The report, scheduled for release next month, was produced by the Southwest Educational Development Laboratory and the Texas Education Network, or TENET, both in Austin, Texas. The findings were based on a telephone survey last spring of state education officials and a survey of “typical” urban and rural districts that TENET conducted last fall.

Nineteen state officials said 100 percent of their districts had some sort of Internet access, although that includes districts with just a single “dial up” access by modem and a telephone call to an Internet access provider.

Higher Price

Connie Stout, the director of TENET, said rural districts generally have a harder time finding affordable dial-up Internet service than urban districts do, because they often have to pay a costly long-distance telephone call in addition to Internet access fees.

Rural districts also report receiving inferior dedicated Internet service, she said. TENET’s fall survey found that rural districts with Internet access most often have connections that send and receive data at 56,000 bits per second; urban school districts most often have T-1 lines that transmit at up to 1.54 million bits per second, or 1,050 times faster.

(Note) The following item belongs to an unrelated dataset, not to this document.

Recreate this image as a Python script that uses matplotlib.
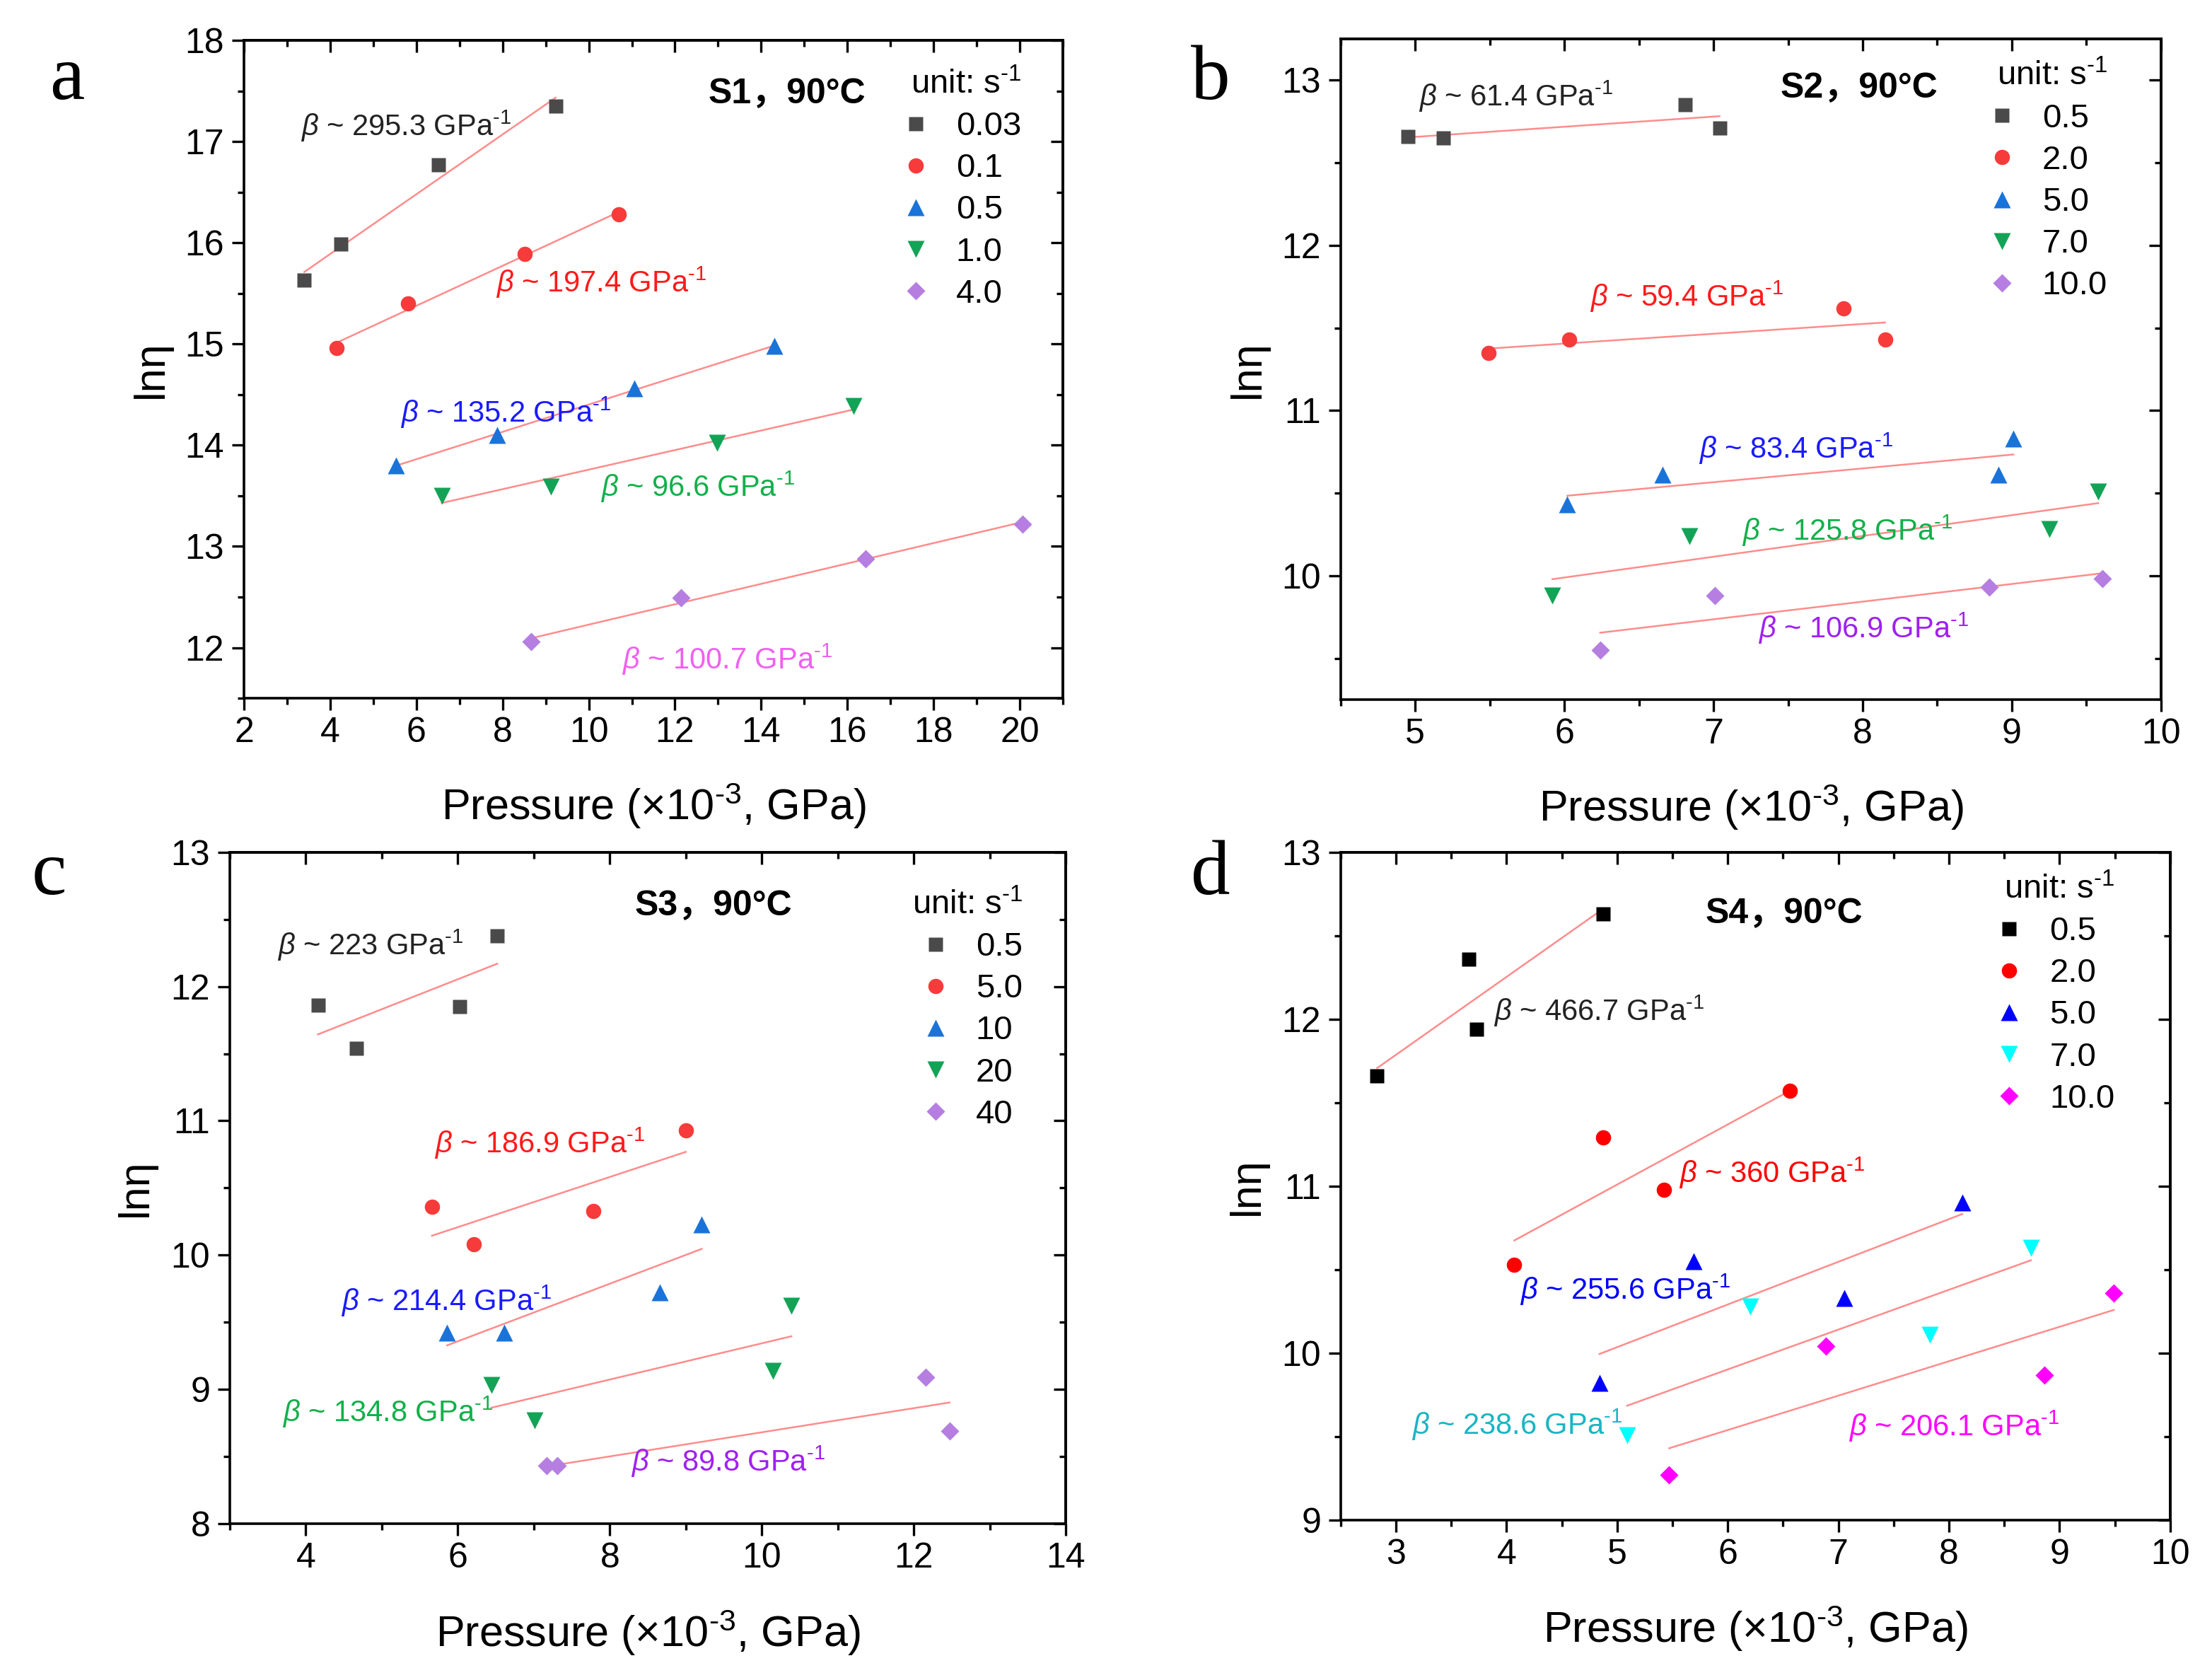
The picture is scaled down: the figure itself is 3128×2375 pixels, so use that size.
import numpy as np
import matplotlib
matplotlib.use('Agg')
import matplotlib.pyplot as plt
from matplotlib.ticker import MultipleLocator

plt.rcParams['font.family'] = ['Liberation Sans', 'Noto Sans CJK SC', 'DejaVu Sans']
plt.rcParams['mathtext.fontset'] = 'custom'
plt.rcParams['mathtext.rm'] = 'Liberation Sans'
plt.rcParams['mathtext.it'] = 'Liberation Sans:italic'

# ---- data ----
# panel a: S1
A_RATES = ['0.03', '0.1', '0.5', '1.0', '4.0']
A_X = [[3.40, 4.25, 6.52, 9.23],
       [4.15, 5.81, 8.51, 10.70],
       [5.53, 7.87, 11.06, 14.30],
       [6.59, 9.12, 12.97, 16.15],
       [8.66, 12.14, 16.43, 20.07]]
A_Y = [[15.63, 15.99, 16.77, 17.35],
       [14.96, 15.40, 15.89, 16.28],
       [13.80, 14.10, 14.56, 14.98],
       [13.50, 13.59, 14.02, 14.39],
       [12.06, 12.49, 12.88, 13.22]]
A_BETA = [295.3, 197.4, 135.2, 96.6, 100.7]

# panel b: S2
B_RATES = ['0.5', '2.0', '5.0', '7.0', '10.0']
B_X = [[4.95, 5.19, 6.81, 7.04],
       [5.49, 6.03, 7.87, 8.15],
       [6.02, 6.66, 8.91, 9.01],
       [5.92, 6.84, 9.25, 9.58],
       [6.24, 7.01, 8.85, 9.61]]
B_Y = [[12.66, 12.65, 12.85, 12.71],
       [11.35, 11.43, 11.62, 11.43],
       [10.43, 10.61, 10.61, 10.83],
       [9.88, 10.24, 10.28, 10.51],
       [9.55, 9.88, 9.93, 9.98]]
B_BETA = [61.4, 59.4, 83.4, 125.8, 106.9]

# panel c: S3
C_RATES = ['0.5', '5.0', '10', '20', '40']
C_X = [[4.16, 4.67, 6.02, 6.52],
       [5.66, 6.21, 7.78, 9.00],
       [5.86, 6.61, 8.66, 9.21],
       [6.44, 7.01, 10.15, 10.39],
       [7.17, 7.31, 12.16, 12.47]]
C_Y = [[11.86, 11.54, 11.85, 12.38],
       [10.36, 10.08, 10.33, 10.93],
       [9.42, 9.42, 9.72, 10.23],
       [9.03, 8.77, 9.14, 9.62],
       [8.43, 8.43, 9.09, 8.69]]
C_BETA = [223, 186.9, 214.4, 134.8, 89.8]

# panel d: S4
D_RATES = ['0.5', '2.0', '5.0', '7.0', '10.0']
D_X = [[2.83, 3.66, 3.73, 4.87],
       [4.07, 4.87, 5.42, 6.56],
       [4.84, 5.69, 7.05, 8.12],
       [5.09, 6.20, 7.83, 8.74],
       [5.47, 6.89, 8.86, 9.49]]
D_Y = [[11.66, 12.36, 11.94, 12.63],
       [10.53, 11.29, 10.98, 11.57],
       [9.82, 10.55, 10.33, 10.90],
       [9.51, 10.28, 10.11, 10.63],
       [9.27, 10.04, 9.87, 10.36]]
D_BETA = [466.7, 360, 255.6, 238.6, 206.1]

# ---- layout / style ----
MARKERS = ['s', 'o', '^', 'v', 'D']
MSIZE = [14.5, 15.5, 17.5, 17.5, 13.5]
COL_ABC = ['#4a4a4a', '#f73b3b', '#1a73d9', '#13a356', '#b57ee0']
COL_D = ['#000000', '#ff0000', '#0000ff', '#00ffff', '#ff00ff']
LAB_A = ['#222222', '#ff1a1a', '#1a1aff', '#12b04a', '#f060f0']
LAB_BC = ['#222222', '#ff1a1a', '#1a1aff', '#12b04a', '#a020f0']
LAB_D = ['#222222', '#ff0000', '#0000ff', '#1ab5c5', '#ff00ff']
FIT = '#ff8c8c'
HY = '\u2010'  # short hyphen for the superscripts

A_LXY = [(3.32, 17.15), (7.84, 15.61), (5.62, 14.32), (10.27, 13.59), (10.76, 11.88)]
B_LXY = [(5.02, 12.90), (6.17, 11.69), (6.90, 10.77), (7.19, 10.27), (7.30, 9.68)]
C_LXY = [(3.62, 12.31), (5.69, 10.83), (4.46, 9.66), (3.69, 8.83), (8.28, 8.46)]
D_LXY = [(3.88, 12.05), (5.56, 11.08), (4.12, 10.38), (3.14, 9.57), (7.09, 9.56)]

panels = [
    dict(pos=[0.1103, 0.5844, 0.3702, 0.3916], rates=A_RATES, X=A_X, Y=A_Y, beta=A_BETA,
         col=COL_ABC, lab=LAB_A, lxy=A_LXY, xlim=(2, 21), ylim=(11.5, 18), xmaj=2, ymaj=1,
         title='S1，90°C', txy=(12.77, 17.47), leg=(0.80, 0.957), letter='a', lpos=(0.0224, 0.941)),
    dict(pos=[0.6061, 0.5836, 0.3708, 0.3933], rates=B_RATES, X=B_X, Y=B_Y, beta=B_BETA,
         col=COL_ABC, lab=LAB_BC, lxy=B_LXY, xlim=(4.5, 10), ylim=(9.25, 13.25), xmaj=1, ymaj=1,
         title='S2，90°C', txy=(7.45, 12.95), leg=(0.786, 0.967), letter='b', lpos=(0.5384, 0.941)),
    dict(pos=[0.1039, 0.0931, 0.3779, 0.3996], rates=C_RATES, X=C_X, Y=C_Y, beta=C_BETA,
         col=COL_ABC, lab=LAB_BC, lxy=C_LXY, xlim=(3, 14), ylim=(8, 13), xmaj=2, ymaj=1,
         title='S3，90°C', txy=(8.33, 12.60), leg=(0.816, 0.945), letter='c', lpos=(0.0144, 0.4678)),
    dict(pos=[0.6061, 0.0952, 0.3750, 0.3975], rates=D_RATES, X=D_X, Y=D_Y, beta=D_BETA,
         col=COL_D, lab=LAB_D, lxy=D_LXY, xlim=(2.5, 10), ylim=(9, 13), xmaj=1, ymaj=1,
         title='S4，90°C', txy=(5.80, 12.63), leg=(0.786, 0.968), letter='d', lpos=(0.5384, 0.4678)),
]

fig = plt.figure(figsize=(31.28, 23.75), dpi=100)

for p in panels:
    ax = fig.add_axes(p['pos'])
    for i in range(5):
        x = np.array(p['X'][i])
        y = np.array(p['Y'][i])
        # fitted line: slope = beta (GPa^-1) * 1e-3, through the centroid
        k = p['beta'][i] / 1000.0
        xl = np.array([x.min(), x.max()])
        ax.plot(xl, y.mean() + k * (xl - x.mean()), color=FIT, lw=1.8, zorder=2)
        ax.plot(x, y, ls='none', marker=MARKERS[i], ms=MSIZE[i], color=p['col'][i],
                mec='none', label=p['rates'][i], zorder=3)
        lx, ly = p['lxy'][i]
        ax.text(lx, ly, '$β$ ~ %s GPa$^{%s1}$' % (p['beta'][i], HY), color=p['lab'][i],
                fontsize=30, ha='left', va='center', zorder=4)
    ax.text(p['txy'][0], p['txy'][1], p['title'], fontsize=36, fontweight='bold',
            ha='left', va='center')
    ax.set_xlim(*p['xlim'])
    ax.set_ylim(*p['ylim'])
    ax.xaxis.set_major_locator(MultipleLocator(p['xmaj']))
    ax.xaxis.set_minor_locator(MultipleLocator(p['xmaj'] / 2))
    ax.yaxis.set_major_locator(MultipleLocator(p['ymaj']))
    ax.yaxis.set_minor_locator(MultipleLocator(p['ymaj'] / 2))
    ax.tick_params(which='both', direction='out', width=2.4, labelsize=36)
    ax.tick_params(which='major', length=12)
    ax.tick_params(which='minor', length=6.5)
    ax.tick_params(axis='x', pad=7)
    ax.tick_params(axis='y', pad=8)
    for s in ax.spines.values():
        s.set_linewidth(2.6)

    top = ax.secondary_xaxis('top')
    top.xaxis.set_major_locator(MultipleLocator(p['xmaj']))
    top.xaxis.set_minor_locator(MultipleLocator(p['xmaj'] / 2))
    top.tick_params(which='both', direction='in', width=2.4, labeltop=False)
    top.tick_params(which='major', length=12)
    top.tick_params(which='minor', length=6.5)
    top.spines['top'].set_linewidth(2.6)
    right = ax.secondary_yaxis('right')
    right.yaxis.set_major_locator(MultipleLocator(p['ymaj']))
    right.yaxis.set_minor_locator(MultipleLocator(p['ymaj'] / 2))
    right.tick_params(which='both', direction='in', width=2.4, labelright=False)
    right.tick_params(which='major', length=12)
    right.tick_params(which='minor', length=6.5)
    right.spines['right'].set_linewidth(2.6)

    ax.set_xlabel('Pressure (×10$^{%s3}$, GPa)' % HY, fontsize=44)
    ax.set_ylabel('lnη', fontsize=44)
    ax.xaxis.set_label_coords(0.5, -0.126)
    ax.yaxis.set_label_coords(-0.088, 0.5)

    ax.legend(loc='upper left', bbox_to_anchor=p['leg'], frameon=False,
              fontsize=34, title='unit: s$^{%s1}$' % HY, title_fontsize=34,
              handlelength=1.0, handletextpad=0.7, labelspacing=0.32,
              borderpad=0, borderaxespad=0, numpoints=1, alignment='right')

    fig.text(p['lpos'][0], p['lpos'][1], p['letter'], fontsize=80,
             family='Liberation Serif', ha='left', va='baseline')

fig.savefig('out.png', dpi=100)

Experts cited two limitations to the report, which was financed by several federal agencies and private companies. The designer of the spring 1996 survey, William R. Kelly, a sociology professor at the University of Texas at Austin, said the 51 respondents, while knowledgeable, relied on their own perceptions of their states and were not asked to consult records.

What’s more, those survey data are now a year old in a swiftly changing area, said John Cradler, the director of learning technologies for the Council of Chief States School Officers, who was familiar with the study.

But Ms. Stout said the report’s general trends and state data form a baseline against which future developments can be measured.